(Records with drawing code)
-----
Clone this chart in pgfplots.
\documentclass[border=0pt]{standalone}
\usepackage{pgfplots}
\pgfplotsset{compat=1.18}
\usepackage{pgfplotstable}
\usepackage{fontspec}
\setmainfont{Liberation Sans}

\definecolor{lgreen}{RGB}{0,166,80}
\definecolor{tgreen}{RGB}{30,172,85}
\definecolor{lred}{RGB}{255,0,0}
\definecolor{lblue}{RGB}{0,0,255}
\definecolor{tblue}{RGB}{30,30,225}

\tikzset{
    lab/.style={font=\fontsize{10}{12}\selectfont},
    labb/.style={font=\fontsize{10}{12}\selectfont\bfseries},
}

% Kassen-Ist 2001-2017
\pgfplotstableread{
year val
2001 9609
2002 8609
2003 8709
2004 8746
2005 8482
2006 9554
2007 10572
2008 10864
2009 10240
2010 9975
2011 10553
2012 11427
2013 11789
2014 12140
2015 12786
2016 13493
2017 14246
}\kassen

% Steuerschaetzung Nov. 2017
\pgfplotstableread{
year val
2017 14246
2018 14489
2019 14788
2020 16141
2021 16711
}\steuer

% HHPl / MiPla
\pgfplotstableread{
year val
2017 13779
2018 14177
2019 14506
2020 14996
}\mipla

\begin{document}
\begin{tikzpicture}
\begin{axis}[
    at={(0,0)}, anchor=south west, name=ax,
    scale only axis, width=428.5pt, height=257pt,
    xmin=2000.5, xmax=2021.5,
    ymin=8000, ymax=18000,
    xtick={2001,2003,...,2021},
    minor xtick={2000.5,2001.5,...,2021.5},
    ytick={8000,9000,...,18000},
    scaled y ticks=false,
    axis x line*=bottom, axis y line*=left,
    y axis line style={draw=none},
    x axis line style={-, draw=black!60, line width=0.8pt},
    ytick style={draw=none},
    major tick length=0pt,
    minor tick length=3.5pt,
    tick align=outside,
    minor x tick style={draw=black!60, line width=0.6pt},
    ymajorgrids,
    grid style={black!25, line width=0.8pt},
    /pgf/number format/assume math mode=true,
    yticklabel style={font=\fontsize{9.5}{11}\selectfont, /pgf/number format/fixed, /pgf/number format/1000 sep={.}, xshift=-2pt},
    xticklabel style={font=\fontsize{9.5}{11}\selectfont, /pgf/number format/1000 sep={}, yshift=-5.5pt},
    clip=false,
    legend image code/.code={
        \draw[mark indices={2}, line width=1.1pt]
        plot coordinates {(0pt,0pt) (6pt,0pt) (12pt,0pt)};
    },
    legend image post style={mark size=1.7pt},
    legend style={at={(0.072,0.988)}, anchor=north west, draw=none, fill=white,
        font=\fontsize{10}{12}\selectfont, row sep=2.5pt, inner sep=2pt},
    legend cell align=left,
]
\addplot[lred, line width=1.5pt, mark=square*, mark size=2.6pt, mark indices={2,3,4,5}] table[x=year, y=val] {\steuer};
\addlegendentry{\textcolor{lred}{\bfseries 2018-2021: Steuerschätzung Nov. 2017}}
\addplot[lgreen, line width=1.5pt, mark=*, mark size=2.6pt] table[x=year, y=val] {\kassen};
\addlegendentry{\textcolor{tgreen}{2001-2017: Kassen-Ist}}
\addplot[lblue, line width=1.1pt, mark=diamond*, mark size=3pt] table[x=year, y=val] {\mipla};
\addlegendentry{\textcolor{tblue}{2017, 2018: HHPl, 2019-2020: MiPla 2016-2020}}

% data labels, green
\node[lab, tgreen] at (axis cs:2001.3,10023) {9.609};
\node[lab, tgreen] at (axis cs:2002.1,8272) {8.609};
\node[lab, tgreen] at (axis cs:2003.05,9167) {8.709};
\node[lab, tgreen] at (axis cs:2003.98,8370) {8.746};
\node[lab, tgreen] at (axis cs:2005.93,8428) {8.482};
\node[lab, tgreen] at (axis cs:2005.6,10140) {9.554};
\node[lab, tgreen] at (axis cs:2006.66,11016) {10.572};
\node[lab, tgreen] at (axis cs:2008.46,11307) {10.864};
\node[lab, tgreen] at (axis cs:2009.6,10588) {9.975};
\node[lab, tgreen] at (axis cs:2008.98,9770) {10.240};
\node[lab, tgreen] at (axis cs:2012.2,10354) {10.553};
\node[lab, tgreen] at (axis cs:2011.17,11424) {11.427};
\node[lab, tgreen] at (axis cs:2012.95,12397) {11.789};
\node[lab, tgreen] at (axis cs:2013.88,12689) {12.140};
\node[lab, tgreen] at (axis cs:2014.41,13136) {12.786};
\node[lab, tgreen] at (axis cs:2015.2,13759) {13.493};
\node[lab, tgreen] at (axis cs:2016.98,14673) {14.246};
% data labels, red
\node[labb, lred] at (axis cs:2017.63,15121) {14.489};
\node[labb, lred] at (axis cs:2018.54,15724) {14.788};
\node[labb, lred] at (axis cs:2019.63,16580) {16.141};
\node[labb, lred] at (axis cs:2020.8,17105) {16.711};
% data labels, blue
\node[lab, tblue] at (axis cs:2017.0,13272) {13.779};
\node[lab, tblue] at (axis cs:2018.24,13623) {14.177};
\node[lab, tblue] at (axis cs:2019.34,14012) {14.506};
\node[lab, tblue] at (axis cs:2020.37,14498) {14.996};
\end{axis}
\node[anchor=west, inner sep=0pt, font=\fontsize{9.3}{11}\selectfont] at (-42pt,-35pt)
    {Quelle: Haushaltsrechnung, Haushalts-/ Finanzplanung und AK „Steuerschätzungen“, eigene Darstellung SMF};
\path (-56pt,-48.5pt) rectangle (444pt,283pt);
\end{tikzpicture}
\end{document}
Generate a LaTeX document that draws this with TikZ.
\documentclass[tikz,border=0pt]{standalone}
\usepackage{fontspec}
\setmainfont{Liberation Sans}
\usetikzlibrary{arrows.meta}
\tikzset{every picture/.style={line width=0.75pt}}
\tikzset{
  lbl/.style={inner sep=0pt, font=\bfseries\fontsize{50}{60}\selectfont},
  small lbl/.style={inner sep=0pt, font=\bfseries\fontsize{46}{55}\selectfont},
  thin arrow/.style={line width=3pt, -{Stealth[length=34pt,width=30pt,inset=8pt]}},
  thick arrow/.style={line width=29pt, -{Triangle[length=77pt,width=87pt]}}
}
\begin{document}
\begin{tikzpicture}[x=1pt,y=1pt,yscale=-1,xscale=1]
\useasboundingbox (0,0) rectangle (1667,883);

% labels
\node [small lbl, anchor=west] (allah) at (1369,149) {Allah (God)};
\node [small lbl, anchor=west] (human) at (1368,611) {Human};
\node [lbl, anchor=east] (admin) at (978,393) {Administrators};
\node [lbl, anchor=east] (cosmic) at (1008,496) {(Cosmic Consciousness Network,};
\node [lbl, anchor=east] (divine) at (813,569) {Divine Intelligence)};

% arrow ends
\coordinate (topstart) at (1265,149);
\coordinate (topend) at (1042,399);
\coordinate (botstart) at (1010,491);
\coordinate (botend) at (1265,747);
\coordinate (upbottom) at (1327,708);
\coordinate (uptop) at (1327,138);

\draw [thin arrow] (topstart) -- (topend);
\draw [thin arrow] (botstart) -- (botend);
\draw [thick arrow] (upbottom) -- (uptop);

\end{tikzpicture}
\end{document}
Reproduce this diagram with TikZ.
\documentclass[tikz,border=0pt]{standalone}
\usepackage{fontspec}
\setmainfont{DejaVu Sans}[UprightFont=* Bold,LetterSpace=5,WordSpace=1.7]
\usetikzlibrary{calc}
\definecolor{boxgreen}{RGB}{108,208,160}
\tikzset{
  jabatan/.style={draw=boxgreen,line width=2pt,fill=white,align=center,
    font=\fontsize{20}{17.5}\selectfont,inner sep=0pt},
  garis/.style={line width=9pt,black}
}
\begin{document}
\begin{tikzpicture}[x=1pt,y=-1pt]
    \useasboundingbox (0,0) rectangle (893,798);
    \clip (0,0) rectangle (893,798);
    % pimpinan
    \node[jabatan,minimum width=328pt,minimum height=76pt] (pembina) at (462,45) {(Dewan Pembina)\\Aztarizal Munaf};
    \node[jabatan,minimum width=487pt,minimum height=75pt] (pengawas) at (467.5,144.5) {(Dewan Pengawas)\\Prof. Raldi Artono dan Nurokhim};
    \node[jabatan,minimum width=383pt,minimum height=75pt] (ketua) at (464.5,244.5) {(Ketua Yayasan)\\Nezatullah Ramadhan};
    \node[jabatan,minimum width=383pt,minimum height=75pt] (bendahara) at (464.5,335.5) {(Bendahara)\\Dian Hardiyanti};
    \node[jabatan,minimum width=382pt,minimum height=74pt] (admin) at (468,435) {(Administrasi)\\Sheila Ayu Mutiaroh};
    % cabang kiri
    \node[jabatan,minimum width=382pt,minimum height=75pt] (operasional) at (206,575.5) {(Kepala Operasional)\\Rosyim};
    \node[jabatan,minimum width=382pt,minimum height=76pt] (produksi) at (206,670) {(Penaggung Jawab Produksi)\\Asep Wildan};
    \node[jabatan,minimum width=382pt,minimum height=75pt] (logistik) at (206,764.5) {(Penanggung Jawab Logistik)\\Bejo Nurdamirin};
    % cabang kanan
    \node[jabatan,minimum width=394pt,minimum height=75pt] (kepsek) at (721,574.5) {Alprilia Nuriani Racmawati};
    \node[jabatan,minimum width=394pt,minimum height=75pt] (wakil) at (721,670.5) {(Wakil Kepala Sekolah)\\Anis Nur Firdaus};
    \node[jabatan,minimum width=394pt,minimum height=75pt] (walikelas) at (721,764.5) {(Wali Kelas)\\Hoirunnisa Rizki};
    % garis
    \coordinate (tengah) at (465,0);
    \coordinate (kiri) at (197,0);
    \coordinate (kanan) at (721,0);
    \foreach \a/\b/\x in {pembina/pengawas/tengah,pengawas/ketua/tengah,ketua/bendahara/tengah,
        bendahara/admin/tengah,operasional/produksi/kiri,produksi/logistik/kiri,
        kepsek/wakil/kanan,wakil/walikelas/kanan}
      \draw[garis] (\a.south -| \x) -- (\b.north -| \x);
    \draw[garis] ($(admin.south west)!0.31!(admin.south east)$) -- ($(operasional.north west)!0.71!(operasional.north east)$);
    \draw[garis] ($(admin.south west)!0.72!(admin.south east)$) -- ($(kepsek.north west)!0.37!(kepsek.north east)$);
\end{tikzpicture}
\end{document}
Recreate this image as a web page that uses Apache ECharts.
-----
From the listing above, collect each line in which the string "that" appears.

> _CORRECT ANSWER_
Generate a LaTeX document that draws this with TikZ.
Recreate this image as a web page that uses Apache ECharts.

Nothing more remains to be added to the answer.